# That SOB Has Gone Off the Deep End



## smokingohiobutcher (Dec 21, 2009)

Yep I've Gone Loony!!! But This time I've taken Mrs SOB with me!
	

	
	
		
		



		
			





I mentioned I wanted to try to smoke some cookies and this is what we 
came up with!






Smoker is holding steady at 255* the bread will be on the bottom rack with the cookies on the top 3 racks...straight on the racks...
be back L8ter
SOB


----------



## beer-b-q (Dec 21, 2009)

This one should be different...LOL


----------



## rhankinsjr (Dec 21, 2009)

I can't wait to see how this turns out.

Either way, it should make for a good story!


----------



## oneshot (Dec 21, 2009)

Cool!!!! Can't wait to see them finished and hear how they taste!!!!
	

	
	
		
		



		
		
	


	





I know people with Traegers do cookies so it should work for you too....


----------



## the dude abides (Dec 21, 2009)

I've seen bread before, but no cookies.  Can't wait to see them and hear your thoughts.

Good luck!


----------



## scarbelly (Dec 21, 2009)

Wow - that should be very interesting - let us know how they turn out


----------



## got14u (Dec 21, 2009)

You have definitely lost it...lol...but I really want to know how they come out !


----------



## mballi3011 (Dec 21, 2009)

Yepper you are clean off your rocker this time. I just don't know about smoked chocolate chip cookies. Now thats gonna be a strange flavor combonation for sure.


----------



## Bearcarver (Dec 21, 2009)

Tick-Tock, Tick-Tock, Tick Tock......................

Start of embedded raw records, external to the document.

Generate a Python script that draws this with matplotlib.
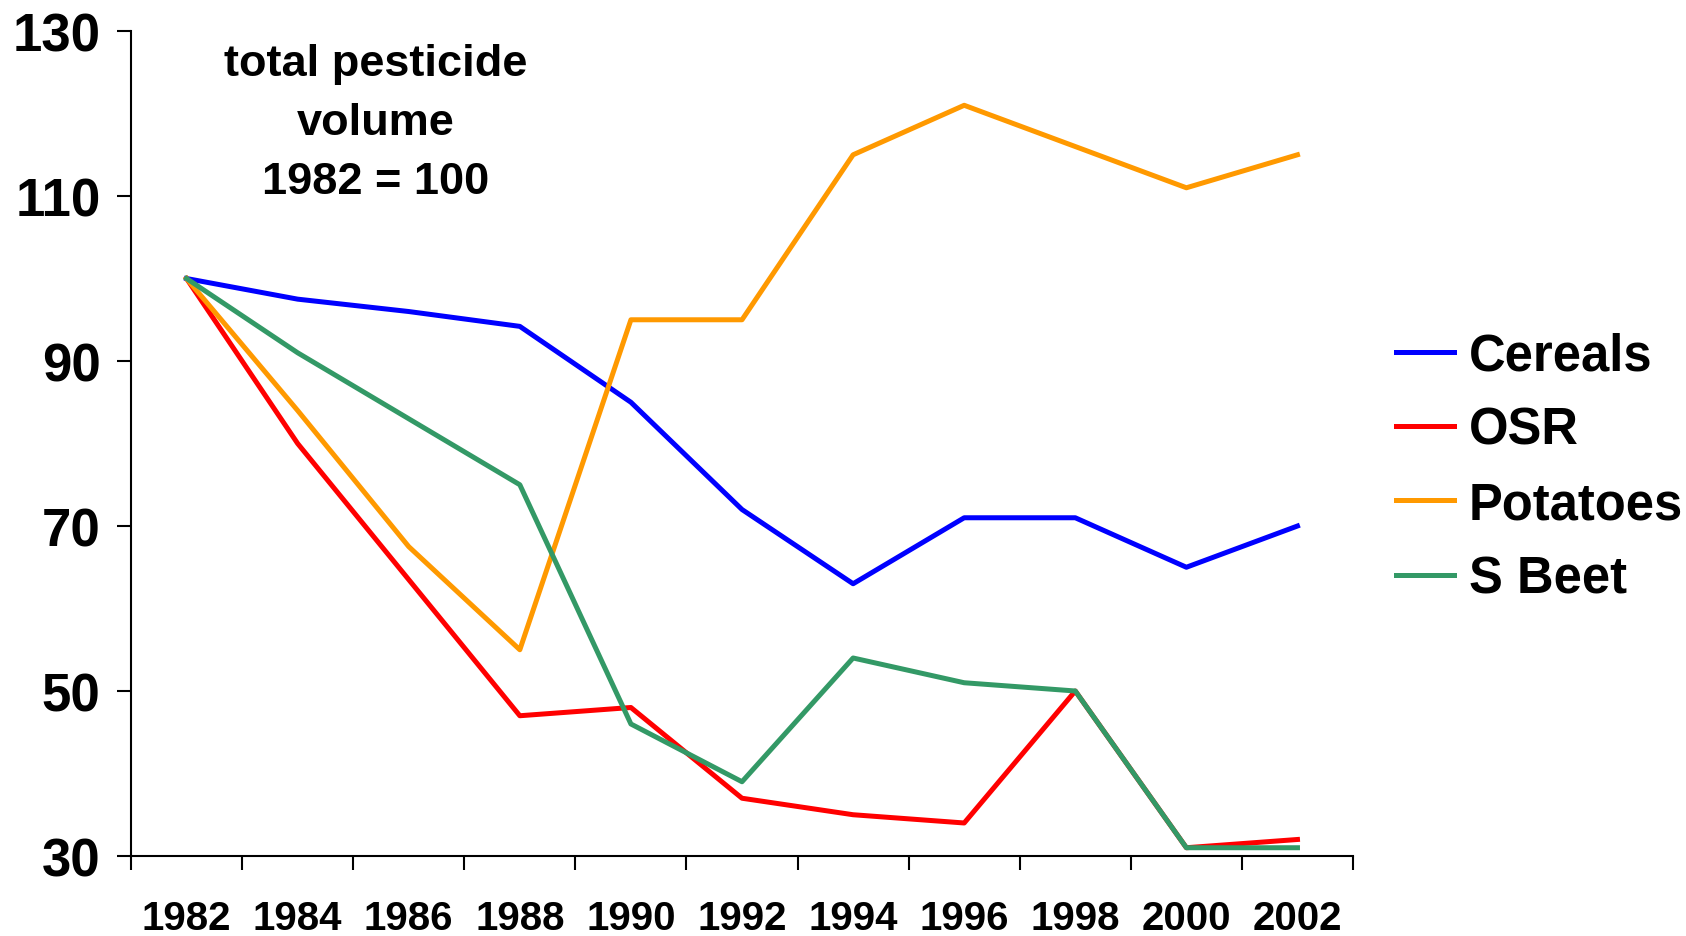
import numpy as np
import matplotlib
matplotlib.use("Agg")
import matplotlib.pyplot as plt

# pesticide volume index, 1982 = 100
years = ["1982", "1984", "1986", "1988", "1990", "1992",
         "1994", "1996", "1998", "2000", "2002"]
cereals = [100, 97.5, 96, 94.2, 85, 72, 63, 71, 71, 65, 70]
osr = [100, 80, 63.5, 47, 48, 37, 35, 34, 50, 31, 32]
potatoes = [100, 84, 67.5, 55, 95, 95, 115, 121, 116, 111, 115]
sbeet = [100, 91, 83, 75, 46, 39, 54, 51, 50, 31, 31]

series_names = ["Cereals", "OSR", "Potatoes", "S Beet"]
colors = ["#0000ff", "#ff0000", "#ff9900", "#339966"]

plt.rcParams['font.family'] = ['Liberation Sans', 'DejaVu Sans']
plt.rcParams['font.weight'] = 'bold'

fig = plt.figure(figsize=(16.86, 9.37), dpi=100)
ax = fig.add_axes([0.0777, 0.0854, 0.8025 - 0.0777, 0.9658 - 0.0854])

x = np.arange(len(years))
for vals, name, col in zip([cereals, osr, potatoes, sbeet], series_names, colors):
    ax.plot(x, vals, color=col, lw=3.6, label=name)

ax.set_xlim(-0.5, len(years) - 0.5)
ax.set_ylim(30, 130)
ax.set_yticks(np.arange(30, 131, 20))
ax.tick_params(axis='y', length=10, width=1.5, pad=12, labelsize=38)

# tick marks between categories, labels at category centres
ax.set_xticks(np.arange(-0.5, len(years)), labels=[])
ax.set_xticks(x, labels=years, minor=True)
ax.tick_params(axis='x', which='major', length=10, width=1.5)
ax.tick_params(axis='x', which='minor', length=0, pad=31, labelsize=29)

for lbl in ax.get_xticklabels(minor=True) + ax.get_yticklabels():
    lbl.set_fontweight('bold')

for s in ['top', 'right']:
    ax.spines[s].set_visible(False)
for s in ['left', 'bottom']:
    ax.spines[s].set_linewidth(1.5)

fig.text(0.223, 0.868, "total pesticide\nvolume\n1982 = 100", ha='center', va='center',
         fontsize=32.5, fontweight='bold', linespacing=1.56)

leg = fig.legend(loc='center left', bbox_to_anchor=(0.801, 0.50), frameon=False,
                 fontsize=36.5, handlelength=1.15, handletextpad=0.28, labelspacing=0.5)
for t in leg.get_texts():
    t.set_fontweight('bold')

fig.savefig("out.png", dpi=100)
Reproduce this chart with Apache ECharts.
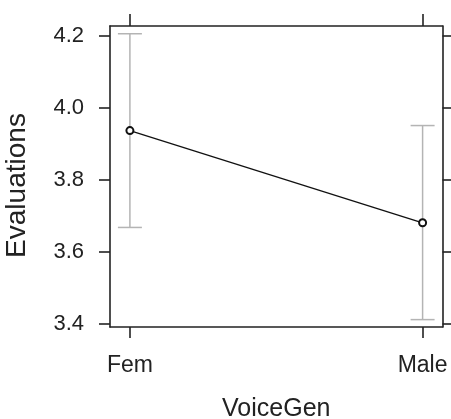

Well SOB, what's the verdict ???


BC


Hmmmm, why do I always feel like I'm breaking a rule, when I comment on one of your posts?


----------



## smokingohiobutcher (Dec 21, 2009)

Well at 30 minutes into the smoke( by the way its Oak wood) I opened the smoker and found that the cookies on the top rack that were in more indirect heat were melting and oozing through the grates!
	

	
	
		
		



		
		
	


	





 I was hoping that my grates were tight enough to support the dough...mistake #1
I thought that a cookie sheet might block too much smoke from reaching them...mistake #2. Mrs SOB said the sugar cookies were really much better than the choc o chip ,But that they you could taste the smoke in 
both cookies. some pics...






As you can see in the last pic the dough oozed through through the grates and fell on the cookies below...No big deal.
	

	
	
		
		



		
		
	


	




They took about 45 mins to an hour @ 225*-250* 
Back later with finished pics
SOB


----------



## pigcicles (Dec 21, 2009)

What no pics of the smoke ring?? Good idea but next time turn the heat up on em for more of a stove like result with a twist of smoke flavor.


----------



## smokingohiobutcher (Dec 21, 2009)

Yep I now know what you mean Pigcicles. I was trying to keep the temps low to ensure that they stayed moist,like the pumpkinbread. That ,by the way, is doing just fine I am expecting some smokey moist bread in a few more mins! 
BRB 
SOB


----------



## smokingohiobutcher (Dec 22, 2009)

Ok all is done and the smoker is resting peacefully... now on to more pics,and results.
The sugar cookies


Stacks of both




Mrs SOB said they were good , just not her thing. She likes oven baked ones better.
The Little SOB's Liked them alot, "the best cookies ever".


I feel they were good but I would need to perfect the process.
I think next I might try a pie
	

	
	
		
		



		
		
	


	





The Pumpkin bread is also done


Smells incredible!!
	

	
	
		
		



		
		
	


	





Pat Pat Pat! 
It should be as moist inside as the first batch I did. It took almost 3hrs with all the door opening to check the cookies.

Thanks for watching
SOB-QTV


----------



## miamirick (Dec 22, 2009)

looks tasty, 

but what else you been smokin?


----------



## scarbelly (Dec 22, 2009)

Those look good - how much smoke in them do you taste in them?


----------



## fire it up (Dec 22, 2009)

Thanks for the laugh...


----------



## Bearcarver (Dec 22, 2009)

Glad I'm not alone-----cracked me up !

BC


----------



## blue (Dec 22, 2009)

I would still be interested in trying something like that...good idea!


----------